J’ai passé trente ans à essayer de concilier mon appétit pour les mots, la vie intérieure, le rêve, la folie des artistes, les douleurs des idéalistes, bref un monde à moi… avec les nécessités de la vie sociale, de la « vraie » vie. J’avais besoin des deux pour être bien. Besoin de la stabilité de l’une, avec ses rassurances et ses refuges, et besoin de la folie de l’autre… parce que c’est profondément moi. J’avais deux vies, une intérieure et une extérieure. J’ai passé des années à jouer au yo-yo entre les deux, sans trouver le juste équilibre.
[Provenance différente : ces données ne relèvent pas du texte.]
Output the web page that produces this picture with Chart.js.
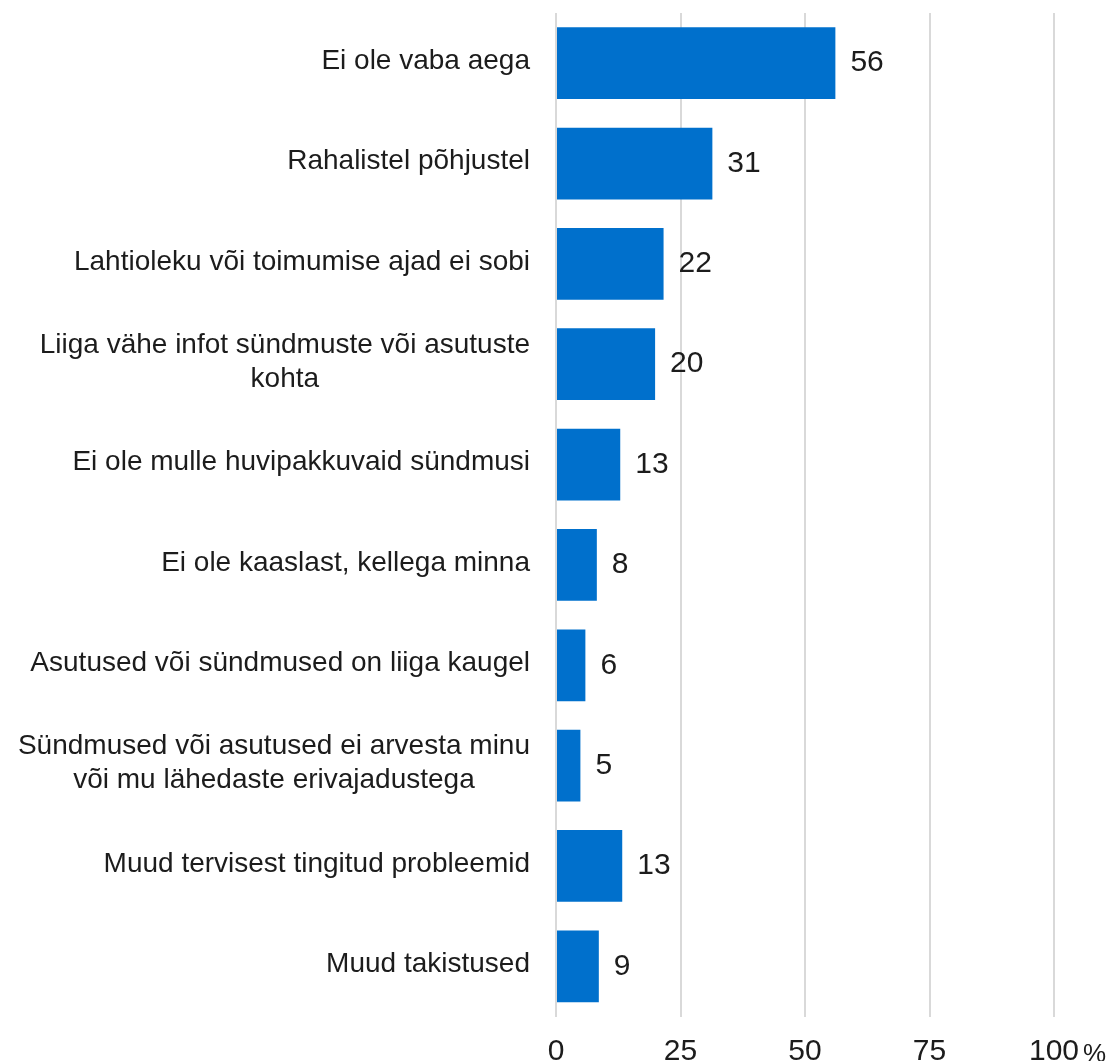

En 2006, je parviens à trouver la lumière qui me permettra de marier mes deux vies… Etre au monde sans s’en extraire. Vivre avec ceux que j’aime sans renier qui je suis. Apprendre à dire mes envies et savoir les écouter sans culpabiliser.
J'ai fait des choses folles - en me rendant compte que c'était seulement des choses dont j'avais profondément envie... des choses que je me serais interdites avant. Une fois dans ma vie, me dire que j'aurai vécu quelque chose pleinement. Tout donner, tout recevoir. Me découvrir en même temps que je me révèle.
Je suis née cette année...
J'ai vu le jour cette nuit où j'ai mis mes mains sur un coeur qu'on m'offrait avec une sincérité bouleversante.
J'ai vu le jour lorsque les rivages d'une île m'ont adoptée, comme si j'avais été issue d'ici, de toute éternité.
J'ai vu le jour au pied d'une cheminée, dans une chapelle improbable entre ciel et mer où un archange terrasse un dragon en bénissant les serments muets de deux errances qui s'accompagnent, dans une barque instable perdue au milieu d'un marais, entre deux rochers battus par les vagues rageuses d'une mer sans fin...
J'ai vu le jour chaque jour, en écrivant ce livre d'Heures enluminé de sourires et de béatitudes, en prenant la vie à pleine brassées. Embrasser les heures précieuses et chaque sourire comblé que mon bonheur fait naître sur ces lèvres aimées (et aimantes).
Je suis née cette année... et à présent je peux (enfin) grandir.